Building everything in-house gives you total control but is a massive resource sink. You need a dedicated team of engineers to build the scrapers, parsers, and monitoring tools. This team will be in a permanent war against website redesigns and anti-bot measures. The initial build is expensive, and the ongoing maintenance is a recurring operational cost that is hard to justify on a balance sheet.

Semantic Search vs. Explainability
Advanced systems move beyond structured queries and into the realm of semantic search. You can use models like BERT to convert both the statutes and the matter descriptions into vector embeddings.

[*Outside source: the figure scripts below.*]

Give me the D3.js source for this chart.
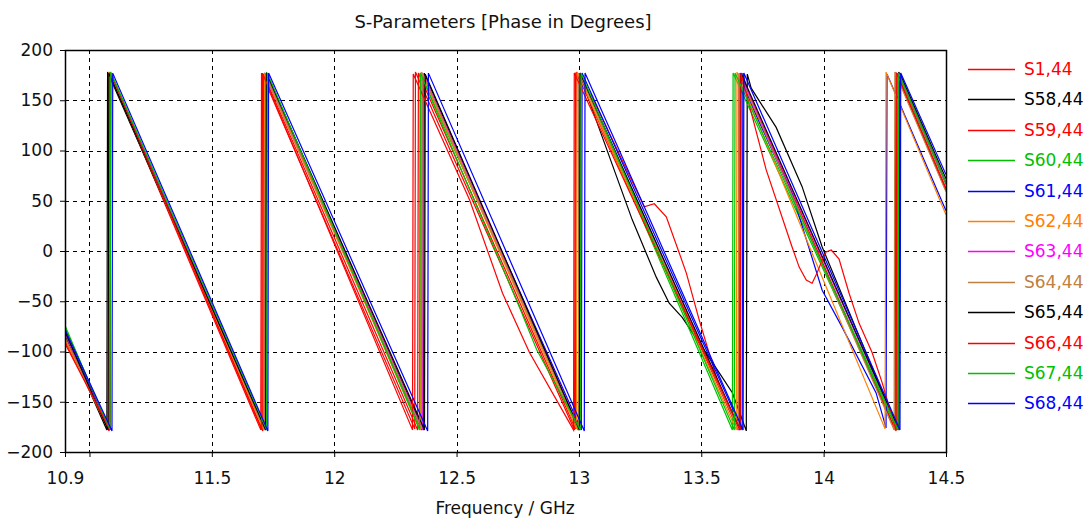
<!DOCTYPE html>
<html lang="en">
<head>
<meta charset="UTF-8">
<title>S-Parameters Phase</title>
<style>
  body { margin: 0; background: #fff; }
  text { font-family: "DejaVu Sans", sans-serif; fill: #111; }
</style>
</head>
<body>
<div class="canvas"></div>
<script src="https://cdnjs.cloudflare.com/ajax/libs/d3/7.8.2/d3.min.js"></script>
<script>
// tick labels
const xTicks = [10.9, 11, 11.5, 12, 12.5, 13, 13.5, 14, 14.5];
const xGrid = [11, 11.5, 12, 12.5, 13, 13.5, 14];
const yTicks = [-200, -150, -100, -50, 0, 50, 100, 150, 200];

const seriesNames = ["S1,44", "S58,44", "S59,44", "S60,44", "S61,44", "S62,44",
  "S63,44", "S64,44", "S65,44", "S66,44", "S67,44", "S68,44"];
const seriesColors = ["#ff0000", "#000000", "#ff0000", "#00c000", "#0000ff", "#ff8000",
  "#ff00ff", "#c08040", "#000000", "#ff0000", "#00c000", "#0000ff"];

// [frequency GHz, phase deg]
const s1 = [[10.9,-88],[11.080,-179],[11.083,176],[11.700,-178],[11.703,177],[12.329,-177],[12.332,178],[12.982,-178],[12.986,176],[13.051,155],[13.267,44],[13.308,47],[13.357,34],[13.410,-2],[13.439,-22],[13.492,-69],[13.561,-125],[13.614,-158],[13.655,-178],[13.658,177],[14.296,-179],[14.299,177],[14.5,62]];
const s58 = [[10.9,-84],[11.071,-178],[11.074,178],[11.716,-177],[11.719,176],[12.365,-178],[12.368,177],[12.998,-178],[13.001,177],[13.218,31],[13.316,-26],[13.369,-52],[13.422,-66],[13.573,-121],[13.627,-141],[13.684,-179],[13.688,176],[13.704,162],[13.806,123],[13.912,64],[13.994,4],[14.304,-178],[14.307,178],[14.5,68]];
const s59 = [[10.9,-90],[11.080,-177],[11.083,178],[11.708,-179],[11.711,176],[12.341,-178],[12.344,177],[12.986,-177],[12.989,178],[13.651,-178],[13.654,176],[14.292,-178],[14.295,178],[14.5,60]];
const s60 = [[10.9,-74],[11.080,-178],[11.083,177],[11.720,-178],[11.723,178],[12.349,-178],[12.352,177],[13.002,-178],[13.005,176],[13.627,-178],[13.630,177],[14.300,-178],[14.303,177],[14.5,66]];
const s61 = [[10.9,-80],[11.084,-178],[11.087,177],[11.712,-177],[11.715,177],[12.357,-178],[12.360,177],[13.010,-178],[13.013,177],[13.667,-178],[13.670,177],[13.696,150],[13.871,57],[13.994,-39],[14.076,-76],[14.214,-141],[14.255,-176],[14.259,176],[14.5,40]];
const s62 = [[10.9,-88],[11.076,-177],[11.079,178],[11.712,-178],[11.715,177],[12.353,-178],[12.356,178],[12.990,-177],[12.993,178],[13.643,-178],[13.646,178],[14.251,-177],[14.255,178],[14.5,36]];
const s63 = [[10.9,-82],[11.080,-178],[11.083,176],[11.720,-177],[11.723,177],[12.361,-178],[12.364,176],[13.002,-177],[13.005,177],[13.655,-178],[13.658,177],[14.304,-177],[14.307,177],[14.5,67]];
const s64 = [[10.9,-86],[11.080,-177],[11.083,177],[11.716,-178],[11.719,176],[12.357,-177],[12.360,177],[12.998,-178],[13.001,177],[13.651,-177],[13.654,177],[14.288,-178],[14.291,178],[14.5,59]];
const s65 = [[10.9,-80],[11.076,-178],[11.079,177],[11.720,-178],[11.723,177],[12.369,-178],[12.372,176],[13.002,-178],[13.005,177],[13.659,-178],[13.662,177],[14.308,-178],[14.311,177],[14.5,72]];
const s66 = [[10.9,-92],[11.084,-178],[11.087,177],[11.704,-178],[11.707,177],[12.320,-178],[12.323,176],[12.553,51],[12.688,-42],[12.798,-101],[12.978,-178],[12.981,177],[13.659,-178],[13.662,177],[13.765,81],[13.871,4],[13.900,-16],[13.929,-29],[13.953,-32],[13.973,-22],[13.994,-9],[14.010,-1],[14.031,1],[14.063,-8],[14.104,-42],[14.145,-72],[14.198,-101],[14.239,-131],[14.280,-165],[14.296,-178],[14.299,177],[14.5,62]];
const s67 = [[10.9,-76],[11.084,-177],[11.087,178],[11.724,-178],[11.727,177],[12.349,-177],[12.352,177],[12.757,-56],[12.827,-98],[13.006,-178],[13.009,177],[13.635,-178],[13.638,177],[14.304,-178],[14.307,177],[14.5,68]];
const s68 = [[10.9,-78],[11.092,-179],[11.095,177],[11.729,-179],[11.732,177],[12.382,-179],[12.385,177],[13.022,-179],[13.025,177],[13.671,-178],[13.674,177],[14.312,-178],[14.315,177],[14.5,76]];

const seriesData = [s1, s58, s59, s60, s61, s62, s63, s64, s65, s66, s67, s68];

const width = 1091;
const height = 520;
const margin = { top: 50, left: 65, right: 145, bottom: 68 };
const plotW = width - margin.left - margin.right;
const plotH = height - margin.top - margin.bottom;

const svg = d3.select(".canvas").append("svg")
  .attr("width", width)
  .attr("height", height);

const x = d3.scaleLinear().domain([10.9, 14.5]).range([0, plotW]);
const y = d3.scaleLinear().domain([-200, 200]).range([plotH, 0]);

const graph = svg.append("g").attr("transform", `translate(${margin.left}, ${margin.top})`);

svg.append("defs").append("clipPath").attr("id", "plotclip")
  .append("rect").attr("width", plotW).attr("height", plotH);

// grid
graph.append("g").selectAll("line").data(xGrid).enter().append("line")
  .attr("x1", d => Math.round(x(d)) + 0.5).attr("x2", d => Math.round(x(d)) + 0.5)
  .attr("y1", 0).attr("y2", plotH)
  .attr("stroke", "#000").attr("stroke-dasharray", "4,4");
graph.append("g").selectAll("line").data(yTicks.slice(1, -1)).enter().append("line")
  .attr("y1", d => Math.round(y(d)) + 0.5).attr("y2", d => Math.round(y(d)) + 0.5)
  .attr("x1", 0).attr("x2", plotW)
  .attr("stroke", "#000").attr("stroke-dasharray", "4,4");

// curves
const line = d3.line().x(d => x(d[0])).y(d => y(d[1]));
graph.append("g").attr("clip-path", "url(#plotclip)")
  .selectAll("path").data(seriesData).enter().append("path")
  .attr("d", line)
  .attr("fill", "none")
  .attr("stroke", (d, i) => seriesColors[i])
  .attr("stroke-width", 1.2);

// axes
const xAxis = d3.axisBottom(x).tickValues(xTicks).tickSize(5).tickSizeOuter(0)
  .tickFormat(d => d === 11 ? "" : String(d));
const yAxis = d3.axisLeft(y).tickValues(yTicks).tickSize(5).tickSizeOuter(0);

const xAxisGroup = graph.append("g").attr("transform", `translate(0, ${plotH})`).call(xAxis);
const yAxisGroup = graph.append("g").call(yAxis);
[xAxisGroup, yAxisGroup].forEach(g => {
  g.select(".domain").remove();
  g.selectAll(".tick line").attr("stroke", "#000");
  g.selectAll("text").attr("font-size", "17px").attr("font-family", "DejaVu Sans").attr("fill", "#111");
});
xAxisGroup.selectAll("text").attr("dy", "1.4em");
yAxisGroup.selectAll("text").attr("x", -12);

// frame
graph.append("rect")
  .attr("x", 0.5).attr("y", 0.5)
  .attr("width", plotW).attr("height", plotH)
  .attr("fill", "none").attr("stroke", "#000").attr("stroke-width", 1.5);

// titles
svg.append("text").attr("x", 503).attr("y", 28).attr("text-anchor", "middle")
  .attr("font-size", "18px").text("S-Parameters [Phase in Degrees]");
svg.append("text").attr("x", 505).attr("y", 514).attr("text-anchor", "middle")
  .attr("font-size", "17px").text("Frequency / GHz");

// legend
const legendItems = seriesNames.map((name, i) => ({ name, color: seriesColors[i], row: i }));
const legend = svg.append("g").selectAll("g").data(legendItems).enter().append("g")
  .attr("transform", d => `translate(968, ${Math.round(69 + d.row * 30.4)})`);
legend.append("line").attr("x1", 0).attr("x2", 47).attr("y1", 0.5).attr("y2", 0.5)
  .attr("stroke", d => d.color).attr("stroke-width", 1.6);
legend.append("text").attr("x", 56).attr("dy", "0.36em")
  .attr("font-size", "17px")
  .style("fill", d => d.color)
  .text(d => d.name);
</script>
</body>
</html>
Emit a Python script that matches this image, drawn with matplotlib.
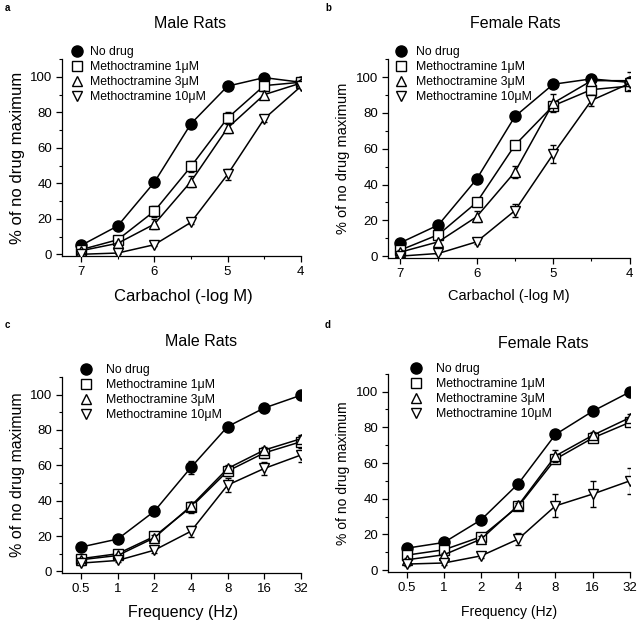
import matplotlib
matplotlib.use("Agg")
import matplotlib.pyplot as plt
from matplotlib.lines import Line2D
from matplotlib.ticker import MultipleLocator
import numpy as np

plt.rcParams['font.family'] = ['Liberation Sans', 'DejaVu Sans']

# Carbachol concentrations (-log M)
carb = [7, 6.5, 6, 5.5, 5, 4.5, 4]
# Frequencies (Hz), plotted on evenly spaced positions
freq_labels = ["0.5", "1", "2", "4", "8", "16", "32"]
freq_pos = [0, 1, 2, 3, 4, 5, 6]

series_names = ["No drug", "Methoctramine 1μM", "Methoctramine 3μM", "Methoctramine 10μM"]

# panel a - male, carbachol
a_nodrug = [5, 16, 40.6, 73.6, 94.8, 99.6, 97]
a_m1 = [2.6, 8.2, 24.3, 49.5, 76.8, 95.1, 97]
a_m3 = [2, 6.2, 17, 41, 71.2, 90, 96.5]
a_m10 = [0, 0.7, 5.4, 18, 45, 76.4, 94.6]
a_err = [[1, 1, 1.5, 1.5, 1, 1, 1],
         [1, 1, 3, 3, 3.5, 1.5, 1.5],
         [1, 1, 3, 3, 3, 2, 1.5],
         [0.5, 0.5, 1, 1, 3, 2, 1]]

# panel b - female, carbachol
b_nodrug = [7.4, 17.4, 43, 78, 96, 99, 97]
b_m1 = [3.3, 12, 30, 62, 84, 93, 95]
b_m3 = [2.2, 8, 22, 47, 85.5, 98, 98]
b_m10 = [0, 1.5, 8, 25.4, 57, 87, 96.5]
b_err = [[1, 1, 1.5, 1.5, 1, 1, 1],
         [1, 1, 1.5, 1.5, 2, 1.5, 2],
         [1, 1, 3, 3.5, 5, 1.5, 5],
         [0.5, 0.5, 1, 3.5, 5, 3, 1.5]]

# panel c - male, frequency
c_nodrug = [13.8, 18.3, 34, 58.8, 81.9, 92.4, 99.6]
c_m1 = [7.2, 10, 19.8, 36.3, 56.7, 67, 73.3]
c_m3 = [6.6, 9, 19, 37, 58.2, 68.6, 75]
c_m10 = [4.7, 6.2, 12, 22.7, 48.8, 58.2, 65.8]
c_err = [[1, 1, 1.5, 3.5, 1, 1, 1],
         [1, 1, 2, 3, 3, 3, 3],
         [1, 1, 1.5, 2, 2, 2, 2],
         [1, 1, 1.5, 3, 4, 3.5, 4]]

# panel d - female, frequency
d_nodrug = [12.3, 15.5, 28.2, 48.4, 76, 89, 99.8]
d_m1 = [8.4, 11.4, 18.7, 35.7, 62.2, 74, 82.8]
d_m3 = [5.8, 8.6, 17.4, 36.3, 64, 75.5, 85.4]
d_m10 = [3.4, 4, 8, 17.4, 36, 42.6, 50]
d_err = [[1, 1, 1, 1, 1, 1, 1],
         [1, 1, 1.5, 2, 2, 1.5, 1.5],
         [1, 1, 1.5, 1.5, 3.5, 2, 2],
         [1, 1, 1, 3.5, 6.5, 7.5, 7.5]]

markers = ["o", "s", "^", "v"]
faces = ["black", "white", "white", "white"]
msizes = [8, 7, 7.5, 7.5]

fig = plt.figure(figsize=(6.4, 6.23), dpi=100)

panels = [
    dict(pos=[0.097, 0.589, 0.373, 0.316], x=carb, ys=[a_nodrug, a_m1, a_m3, a_m10], err=a_err,
         xlim=(7.26, 4), title="Male Rats", xlabel="Carbachol (-log M)", letter="a",
         lsize=12, leg=(71, 46, 0.57), letpos=(5, 8), tpos=(190, 23), xlpos=(183, 296)),
    dict(pos=[0.606, 0.586, 0.378, 0.319], x=carb, ys=[b_nodrug, b_m1, b_m3, b_m10], err=b_err,
         xlim=(7.16, 4), title="Female Rats", xlabel="Carbachol (-log M)", letter="b",
         lsize=10.5, leg=(395, 46, 0.74), letpos=(325, 8), tpos=(515, 23), xlpos=(509, 296)),
    dict(pos=[0.097, 0.080, 0.373, 0.315], x=freq_pos, ys=[c_nodrug, c_m1, c_m3, c_m10], err=c_err,
         xlim=(-0.52, 6), title="Male Rats", xlabel="Frequency (Hz)", letter="c",
         lsize=11.5, leg=(80, 364, 1.15), letpos=(5, 325), tpos=(201, 342), xlpos=(183, 613)),
    dict(pos=[0.606, 0.082, 0.378, 0.318], x=freq_pos, ys=[d_nodrug, d_m1, d_m3, d_m10], err=d_err,
         xlim=(-0.51, 6), title="Female Rats", xlabel="Frequency (Hz)", letter="d",
         lsize=10, leg=(410, 363, 1.15), letpos=(325, 325), tpos=(543, 343), xlpos=(509, 612)),
]

W, H = 640, 623
for p in panels:
    ax = fig.add_axes(p["pos"])
    for i, y in enumerate(p["ys"]):
        ax.errorbar(p["x"], y, yerr=p["err"][i], color="black", lw=1.1,
                    marker=markers[i], ms=msizes[i], mfc=faces[i], mec="black", mew=1.0,
                    capsize=2.5, elinewidth=0.9, capthick=0.9, zorder=3 + i)
    ax.set_xlim(*p["xlim"])
    ax.set_ylim(-1, 110)
    ax.spines["top"].set_visible(False)
    ax.spines["right"].set_visible(False)
    ax.set_yticks([0, 20, 40, 60, 80, 100])
    ax.yaxis.set_minor_locator(MultipleLocator(10))
    if p["x"] is carb:
        ax.set_xticks([7, 6, 5, 4])
        ax.set_xticklabels(["7", "6", "5", "4"])
        ax.xaxis.set_minor_locator(MultipleLocator(0.5))
    else:
        ax.set_xticks(freq_pos)
        ax.set_xticklabels(freq_labels)
    ax.tick_params(direction="out", length=4, width=0.9, labelsize=9.5, pad=3)
    ax.tick_params(which="minor", direction="out", length=2.5, width=0.8)
    for s in ["left", "bottom"]:
        ax.spines[s].set_linewidth(0.9)
    ax.set_ylabel("% of no drug maximum", fontsize=p["lsize"])
    fig.text(p["xlpos"][0] / W, 1 - p["xlpos"][1] / H, p["xlabel"], fontsize=p["lsize"],
             ha="center", va="center")
    fig.text(p["tpos"][0] / W, 1 - p["tpos"][1] / H, p["title"], fontsize=11.5,
             ha="center", va="center")
    fig.text(p["letpos"][0] / W, 1 - p["letpos"][1] / H, p["letter"], fontsize=7,
             fontweight="bold", ha="left", va="center")
    handles = [Line2D([], [], ls="none", marker=markers[i], ms=msizes[i], mfc=faces[i],
                      mec="black", mew=1.0) for i in range(4)]
    lx, ly, pad = p["leg"]
    ax.legend(handles, series_names, loc="upper left", bbox_to_anchor=(lx / W, 1 - ly / H),
              bbox_transform=fig.transFigure, frameon=False, borderaxespad=0, borderpad=0,
              handlelength=1.0, handletextpad=pad, labelspacing=0.25, fontsize=8.8)

fig.savefig("out.png", dpi=100)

This allows the system to find conceptually related statutes even if they do not share any keywords. It can surface risks that a human would have missed.
The problem is that these models are black boxes. A vector search might flag a tangentially related environmental regulation for a real estate transaction. When the partner asks *why* that statute was flagged, the answer is a shrug and a reference to multi-dimensional vector space. The results can be brilliant but are often impossible to explain, which erodes trust with attorneys who are trained to demand logical, citable reasoning.
A deterministic, rule-based engine is easier to debug and its results are always explainable. It is also dumber. It will never find the “unknown unknowns.” The choice is between a system that is transparent but limited, or one that is powerful but opaque.
The End of Manual Scavenging
Implementing statutory automation is not about replacing attorneys. It is about augmenting them with a system that handles the mechanical, high-volume, low-cognition task of monitoring and initial identification. It frees up their time to focus on the much harder work of interpretation and strategy.
The transition requires a shift in mindset. Law firms must start thinking of their legal intelligence as a data problem, not a library problem. They must be willing to invest in the technical infrastructure and talent to build these systems. The firms that continue to rely on manual lookups and keyword guessing will be outmaneuvered by those who have weaponized data to see the entire field.